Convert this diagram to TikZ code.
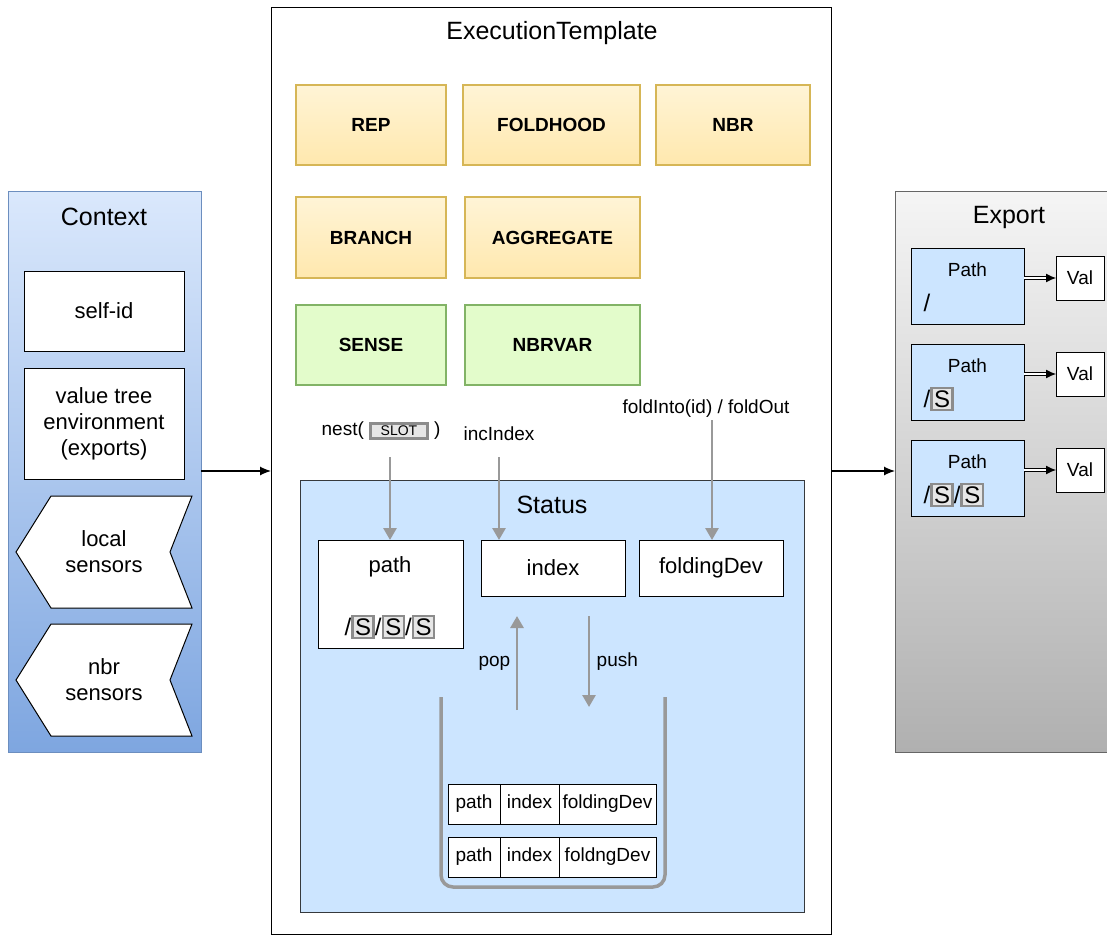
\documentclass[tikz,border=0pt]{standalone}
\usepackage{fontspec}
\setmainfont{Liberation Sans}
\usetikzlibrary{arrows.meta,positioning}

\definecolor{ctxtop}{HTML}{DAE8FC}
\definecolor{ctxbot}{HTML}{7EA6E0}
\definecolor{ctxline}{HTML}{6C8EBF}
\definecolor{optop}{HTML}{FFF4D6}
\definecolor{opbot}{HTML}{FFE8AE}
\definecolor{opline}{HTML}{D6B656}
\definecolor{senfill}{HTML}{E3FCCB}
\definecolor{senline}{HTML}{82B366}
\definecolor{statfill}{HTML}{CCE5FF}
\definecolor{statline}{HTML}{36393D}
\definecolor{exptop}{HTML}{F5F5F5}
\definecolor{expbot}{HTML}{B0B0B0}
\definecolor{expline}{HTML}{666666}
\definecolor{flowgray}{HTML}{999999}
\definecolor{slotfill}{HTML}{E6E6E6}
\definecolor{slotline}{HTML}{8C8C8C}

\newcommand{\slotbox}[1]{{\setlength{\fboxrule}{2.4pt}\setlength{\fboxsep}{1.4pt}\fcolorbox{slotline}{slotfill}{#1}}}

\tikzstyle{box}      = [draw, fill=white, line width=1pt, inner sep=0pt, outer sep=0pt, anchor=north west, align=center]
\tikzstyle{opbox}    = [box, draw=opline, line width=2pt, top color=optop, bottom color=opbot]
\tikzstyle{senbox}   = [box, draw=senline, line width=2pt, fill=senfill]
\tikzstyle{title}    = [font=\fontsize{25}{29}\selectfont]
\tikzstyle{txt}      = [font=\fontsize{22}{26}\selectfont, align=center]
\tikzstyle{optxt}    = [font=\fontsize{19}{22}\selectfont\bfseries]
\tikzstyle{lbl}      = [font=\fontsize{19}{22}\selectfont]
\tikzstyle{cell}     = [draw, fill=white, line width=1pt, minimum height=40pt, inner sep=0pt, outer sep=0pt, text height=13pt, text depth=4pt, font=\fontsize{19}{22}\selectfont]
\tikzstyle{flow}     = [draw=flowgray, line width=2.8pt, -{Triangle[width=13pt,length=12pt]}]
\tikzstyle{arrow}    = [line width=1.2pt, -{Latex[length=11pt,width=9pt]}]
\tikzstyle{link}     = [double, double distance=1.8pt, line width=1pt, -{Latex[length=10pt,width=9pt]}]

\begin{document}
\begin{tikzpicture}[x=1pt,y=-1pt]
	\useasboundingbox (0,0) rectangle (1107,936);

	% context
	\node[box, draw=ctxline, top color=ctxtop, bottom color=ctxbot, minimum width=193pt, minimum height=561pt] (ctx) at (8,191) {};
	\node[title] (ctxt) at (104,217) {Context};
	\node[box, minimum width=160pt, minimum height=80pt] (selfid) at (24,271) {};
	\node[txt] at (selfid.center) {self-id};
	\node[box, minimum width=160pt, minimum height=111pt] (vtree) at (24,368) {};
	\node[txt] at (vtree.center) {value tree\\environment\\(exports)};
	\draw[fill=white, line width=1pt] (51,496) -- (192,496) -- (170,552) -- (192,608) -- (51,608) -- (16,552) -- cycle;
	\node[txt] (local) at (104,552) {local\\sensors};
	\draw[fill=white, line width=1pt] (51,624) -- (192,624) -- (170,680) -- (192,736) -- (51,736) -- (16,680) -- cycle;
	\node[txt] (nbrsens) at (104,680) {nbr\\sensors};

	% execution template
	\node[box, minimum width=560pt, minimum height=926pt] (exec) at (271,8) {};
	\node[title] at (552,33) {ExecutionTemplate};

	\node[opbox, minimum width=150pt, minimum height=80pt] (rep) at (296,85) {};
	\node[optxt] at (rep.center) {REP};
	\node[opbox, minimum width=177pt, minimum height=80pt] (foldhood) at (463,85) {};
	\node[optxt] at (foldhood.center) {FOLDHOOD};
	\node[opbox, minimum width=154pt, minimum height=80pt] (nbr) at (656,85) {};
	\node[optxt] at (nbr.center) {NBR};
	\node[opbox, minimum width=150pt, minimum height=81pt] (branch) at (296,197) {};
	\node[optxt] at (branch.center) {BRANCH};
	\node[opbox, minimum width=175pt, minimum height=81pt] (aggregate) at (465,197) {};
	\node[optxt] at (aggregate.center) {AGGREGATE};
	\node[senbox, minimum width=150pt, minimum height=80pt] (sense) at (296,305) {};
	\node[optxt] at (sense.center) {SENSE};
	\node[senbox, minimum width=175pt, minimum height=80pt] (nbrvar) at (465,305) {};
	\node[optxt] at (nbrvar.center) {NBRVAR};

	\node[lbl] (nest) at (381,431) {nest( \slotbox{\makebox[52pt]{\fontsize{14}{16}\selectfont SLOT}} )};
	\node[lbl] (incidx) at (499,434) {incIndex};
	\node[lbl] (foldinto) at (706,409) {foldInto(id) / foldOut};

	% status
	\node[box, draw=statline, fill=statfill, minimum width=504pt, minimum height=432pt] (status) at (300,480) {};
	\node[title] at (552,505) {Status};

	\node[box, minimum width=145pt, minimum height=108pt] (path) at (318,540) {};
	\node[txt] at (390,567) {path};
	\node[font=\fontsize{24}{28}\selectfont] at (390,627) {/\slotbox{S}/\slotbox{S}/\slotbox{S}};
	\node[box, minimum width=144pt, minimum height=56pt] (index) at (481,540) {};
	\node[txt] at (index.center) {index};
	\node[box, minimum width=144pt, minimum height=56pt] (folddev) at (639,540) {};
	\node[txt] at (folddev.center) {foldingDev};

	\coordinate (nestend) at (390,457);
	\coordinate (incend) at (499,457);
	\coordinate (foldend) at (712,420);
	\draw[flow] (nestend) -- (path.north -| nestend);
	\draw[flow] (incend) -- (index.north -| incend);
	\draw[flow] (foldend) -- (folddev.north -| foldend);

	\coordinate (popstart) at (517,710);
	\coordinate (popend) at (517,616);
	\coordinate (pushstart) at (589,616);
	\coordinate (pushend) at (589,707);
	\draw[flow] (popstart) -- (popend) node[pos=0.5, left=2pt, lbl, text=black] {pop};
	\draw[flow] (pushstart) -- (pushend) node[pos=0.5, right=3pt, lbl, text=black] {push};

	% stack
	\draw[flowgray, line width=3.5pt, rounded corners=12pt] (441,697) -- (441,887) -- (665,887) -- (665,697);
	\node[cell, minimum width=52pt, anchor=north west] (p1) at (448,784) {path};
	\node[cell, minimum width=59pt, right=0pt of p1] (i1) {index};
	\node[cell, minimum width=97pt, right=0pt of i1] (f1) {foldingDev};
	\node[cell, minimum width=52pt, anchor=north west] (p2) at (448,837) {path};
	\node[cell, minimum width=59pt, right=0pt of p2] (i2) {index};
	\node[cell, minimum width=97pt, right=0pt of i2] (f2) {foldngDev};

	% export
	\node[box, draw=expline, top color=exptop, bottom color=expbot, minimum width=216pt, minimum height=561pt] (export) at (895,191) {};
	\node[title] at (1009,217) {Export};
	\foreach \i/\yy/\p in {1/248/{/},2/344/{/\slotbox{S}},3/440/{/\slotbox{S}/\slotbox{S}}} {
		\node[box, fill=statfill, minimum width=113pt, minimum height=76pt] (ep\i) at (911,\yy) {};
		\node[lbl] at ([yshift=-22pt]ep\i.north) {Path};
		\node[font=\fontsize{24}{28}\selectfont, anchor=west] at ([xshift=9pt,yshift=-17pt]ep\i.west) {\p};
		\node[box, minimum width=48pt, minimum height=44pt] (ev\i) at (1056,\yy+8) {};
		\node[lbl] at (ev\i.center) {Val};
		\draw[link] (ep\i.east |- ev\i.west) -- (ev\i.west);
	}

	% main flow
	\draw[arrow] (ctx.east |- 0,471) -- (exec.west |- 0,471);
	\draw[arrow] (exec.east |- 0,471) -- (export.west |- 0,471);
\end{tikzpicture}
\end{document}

● ● ● ●

## [WORK INSTRUCTIONS]
Starting with the first line of the data above and ending with the line containing "(0,0) rectangle (1107,936);", please restate every line exactly, leaving images out.

## [THE RESULT]
Convert this diagram to TikZ code.
\documentclass[tikz,border=0pt]{standalone}
\usepackage{fontspec}
\setmainfont{Liberation Sans}
\usetikzlibrary{arrows.meta,positioning}

\definecolor{ctxtop}{HTML}{DAE8FC}
\definecolor{ctxbot}{HTML}{7EA6E0}
\definecolor{ctxline}{HTML}{6C8EBF}
\definecolor{optop}{HTML}{FFF4D6}
\definecolor{opbot}{HTML}{FFE8AE}
\definecolor{opline}{HTML}{D6B656}
\definecolor{senfill}{HTML}{E3FCCB}
\definecolor{senline}{HTML}{82B366}
\definecolor{statfill}{HTML}{CCE5FF}
\definecolor{statline}{HTML}{36393D}
\definecolor{exptop}{HTML}{F5F5F5}
\definecolor{expbot}{HTML}{B0B0B0}
\definecolor{expline}{HTML}{666666}
\definecolor{flowgray}{HTML}{999999}
\definecolor{slotfill}{HTML}{E6E6E6}
\definecolor{slotline}{HTML}{8C8C8C}

\newcommand{\slotbox}[1]{{\setlength{\fboxrule}{2.4pt}\setlength{\fboxsep}{1.4pt}\fcolorbox{slotline}{slotfill}{#1}}}

\tikzstyle{box}      = [draw, fill=white, line width=1pt, inner sep=0pt, outer sep=0pt, anchor=north west, align=center]
\tikzstyle{opbox}    = [box, draw=opline, line width=2pt, top color=optop, bottom color=opbot]
\tikzstyle{senbox}   = [box, draw=senline, line width=2pt, fill=senfill]
\tikzstyle{title}    = [font=\fontsize{25}{29}\selectfont]
\tikzstyle{txt}      = [font=\fontsize{22}{26}\selectfont, align=center]
\tikzstyle{optxt}    = [font=\fontsize{19}{22}\selectfont\bfseries]
\tikzstyle{lbl}      = [font=\fontsize{19}{22}\selectfont]
\tikzstyle{cell}     = [draw, fill=white, line width=1pt, minimum height=40pt, inner sep=0pt, outer sep=0pt, text height=13pt, text depth=4pt, font=\fontsize{19}{22}\selectfont]
\tikzstyle{flow}     = [draw=flowgray, line width=2.8pt, -{Triangle[width=13pt,length=12pt]}]
\tikzstyle{arrow}    = [line width=1.2pt, -{Latex[length=11pt,width=9pt]}]
\tikzstyle{link}     = [double, double distance=1.8pt, line width=1pt, -{Latex[length=10pt,width=9pt]}]

\begin{document}
\begin{tikzpicture}[x=1pt,y=-1pt]
	\useasboundingbox (0,0) rectangle (1107,936);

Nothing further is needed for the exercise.